Çocuğu tanımadan, ihtiyaçları gözetilmeden verilen eğitim, teşhis konulmadan yapılan tedaviye benziyor. Çocuğu tanımak için Milli Eğitim Okul Öncesi Eğitim Programında, öğretmenlerden kullanması beklenilen formlar ve çizelgeler var. Okul öncesinde sınav olmadığı için gözlem, bizim en büyük aracımız. Bu gözlemlerimizi de veri haline dönüştürmek için çeşitli formlar kullanıyoruz. Okul öncesi eğitimin en büyük avantajı, programın esnek ve sarmal olması. Bu sayede, her ay çocukların kazanımlara ulaşma durumuna göre, gerekli olan kazanımlara tekrar yer verebiliyoruz. Okulun ve öğretmenlerin donanımları ve niteliği ile bireysel farklılıkları destekleyecek birçok yöntem ve teknik kullanıyoruz. Kısaca, önce bu farklılıkları tespit edecek değerlendirme tekniklerini, sonrasında da bireysel farklılıkları destekleyici birçok teknik kullanıyoruz.
PEDAGOJİK YAKLAŞIMLAR
Okul öncesi eğitim ve pedagojik yaklaşımlar, ülkelere göre nasıl farklılaşıyor? Ülkemizde eksik olduğunu düşündüğünüz ve olmasını arzu ettiğiniz farklı yaklaşımlar var mı?
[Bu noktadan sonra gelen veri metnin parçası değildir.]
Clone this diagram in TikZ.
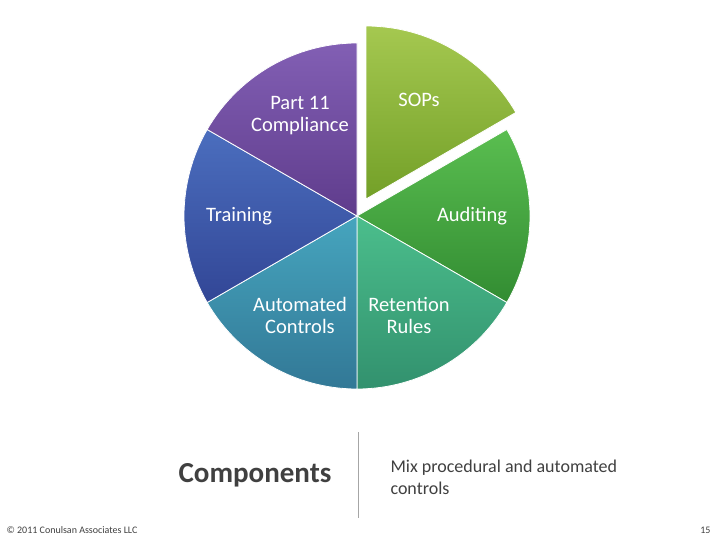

Aslında pedagojik yaklaşımlar ülkenin toplumsal normlarına, kültürüne, yaşam biçimine, değerlerine göre farklılaşıyor. Benim olmasını istediğim şey, farklı ülkelerdeki gelişimleri takip ederek zenginleşmek. Ama önce biz toplum olarak; biz kimiz, değerlerimiz neler, zenginliklerimizle nasıl yaşarız, ihtiyaçlarımız neler, gelişmiş özelliklerimiz neler gibi sorular üzerine daha çok düşünelim. Örneğin, Japonya kendi değerlerine çok bağlıdır. Tartışmaya açık uygulamaları da vardır mutlaka ama kendileridir, özleridir. Temel toplumsal kuralları, sorumlulukları, aile yapıları bellidir. Çocuklar okullarda kendi alanlarını kendileri temizler, yemeklerini kendileri servis eder. Bir anne çocuğunu okuldan almaya gittiğinde çocuk bir çalışma yapıyorsa bitirene kadar bekler. Biz şu an bir koşturma halindeyiz ama yine de eksik hissediyoruz. “Eti senin kemiği benim” yaklaşımındaki sorunları fark ettik, tek karar verici yetişkin olmamalı dedik ama karar mekanizmasını fazlasıyla çocuğun üzerine yıktık. Şu an kararsız, rotasız bir durumda olduğumuzu düşünüyorum. Toplumsal olarak kendimizi hatırlayıp gerekli düzenlemeleri, iyileştirmeleri bunun üzerine inşa etmeliyiz. Bunun için de eğitimciler olarak tarih, sosyoloji, psikoloji, felsefe, nörobilim alanlarından daha fazla faydalanarak bütüne bakmalıyız.
ÖZNUR SERBEST KİMDİR?
Öznur Serbest, Çanakkale Onsekiz Mart Üniversitesi Okul Öncesi Öğretmenliği Bölümü'nde lisans eğitimi aldı. 10 yıl süren okul öncesi öğretmenliği görevi sırasında eğitim programları geliştirmeye ilgi duydu ve eğitim alanına daha geniş bir çerçeveden bakmak istedi. Yıldız Teknik Üniversitesi Eğitim Programları ve Öğretim Bölümü'nde yüksek lisans eğitimini tamamladı. Farklı kurumlarda gerçekleştirdiği bölüm başkanlığı, program koordinatörlüğü görevlerinde eğitim programları ve öğretmenlerin mesleki gelişimleri ile ilgili çalışmalar gerçekleştirdi. Meslek yaşantısının son dokuz yılında program geliştirme, öğretim tasarımı çalışmaları yaptı, yetişkin eğitimleri verdi ve çeşitli projelerde görev aldı. Bu süreçte okul öncesi çocuklarına yönelik dört kitabı yayınlanan Öznur Serbest, şu an özel bir okulda anaokulu müdürü olarak çalışmaya, eğitimler vermeye ve projelerde görev almaya devam ediyor.